La meilleure façon de renforcer la solidité financière de la zone euro est d’améliorer les incitations d'emprunt. Et la meilleure façon de le faire est d'améliorer la situation des emprunteurs à faible revenu en investissant des ressources européennes dans l'éducation et la qualité de l'emploi. Même dans le noyau, une plus grande égalité des chances pourrait améliorer le moral des ménages, ce qui réduirait l'épargne de précaution. L’amélioration du capital humain et une plus grande égalité des chances devraient jouer un rôle de premier plan dans les négociations à propos du prochain cadre financier pluriannuel de l'UE, avec également un soutien de la Banque européenne d'investissement.

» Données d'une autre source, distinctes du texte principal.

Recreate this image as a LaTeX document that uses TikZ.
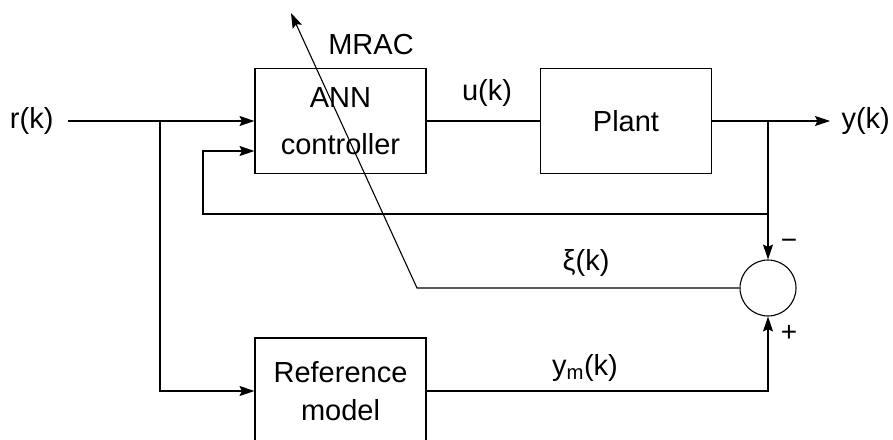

En l'état actuel, le dénominateur commun des propositions de réforme de la zone euro existantes est la réalisation d'une union bancaire, dont beaucoup estiment qu'elle est nécessaire pour réduire la fragmentation financière et briser le cercle vicieux entre les banques et les dettes souveraines. C’est le domaine où les progrès sont les plus probables au cours des prochains mois précédant la réunion du Conseil européen de juin. Cependant, bien qu'une union bancaire soit une étape positive, elle sera incomplète sans efforts pour réduire les inégalités.